Chamber member of the year
Linda Chipman of Chippy’s Popcorn Creations was named member of the year.
“[Linda] never says no when the staff calls on them to lend a helping hand, someone who has not only worked tirelessly to further the mission of the chamber, the board, the ambassadors, but many other committees including the Small Business Saturday,” said Kraig Kasten of Monumental Hosting.
Chipman was not in attendance Wednesday. Diane Ogle of the Park Village Shopping Center accepted the award on her behalf.
Business of the year
The business of the year was Hometown Glass and Improvement outside Beaver Dam.
“To say it was an honor is to say the least,” said Jeff Nowicki, owner of Hometown.
Jeff and Bernie, his father, took over the Janczak Aluminum & Glass business in 1988 and Jeff became the owner and president in 2003. Bernie is still around the business. Hometown has a 20,000-square-foot facility and 28 service professionals.
Hometown does work for residential and commercial customers and has expanded into automobile glass work.
Nonprofit of the year
This year’s honored nonprofit was the Community Care childcare center in Beaver Dam, accepted by Renae Henning, the director.
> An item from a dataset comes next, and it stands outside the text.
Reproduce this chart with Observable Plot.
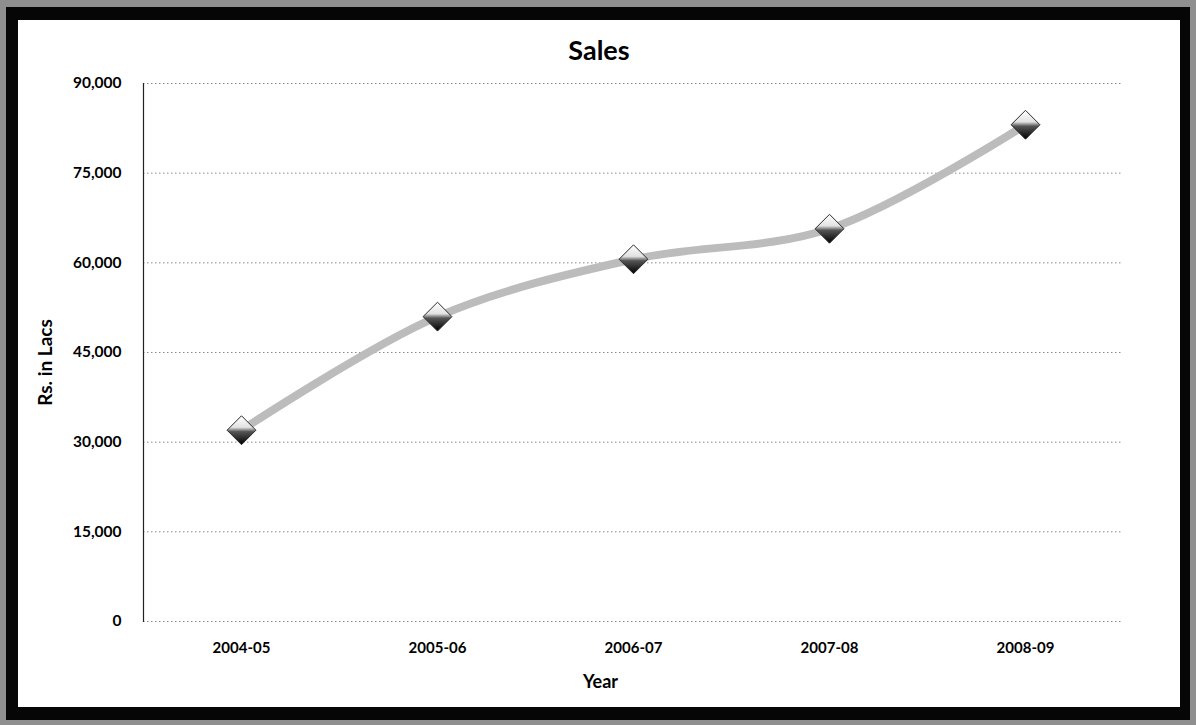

“We have a long history in Beaver Dam,” Henning said. “We were among the first. We were born from a problem.”
Community Care was founded in 1974 under founding mother Marilyn Paulson as more women entered the workforce and needed reliable care for their children.
Community Care has since expanded its services and become nationally accredited and five-star rated by the state.
Citizen of the year
This year’s citizen of the year was Kraig Kasten, introduced by last year’s winner, Mary Fitzgerald.
Fitzgerald spoke about the close bond between their two families and Kasten’s work in the community, like hosting a wine workshop where he showed church ladies how to use Alexa. She also spoke about his affinity for a tabletop-gaming convention, missing only three over the past 30-plus years after his children were born.
“The reason that we are honoring Kraig tonight is because he is an exception advocate for our community and all that is has to offer,” Fitzgerald said.
Kasten worked for decades in technology and is also involved with the Dodge County Center for the Arts alongside his service with the chamber.
He said it was humbling to be among past recipients like Fitzgerald, Jeff and Shirley Kitchen and Bev Beal-Loeck.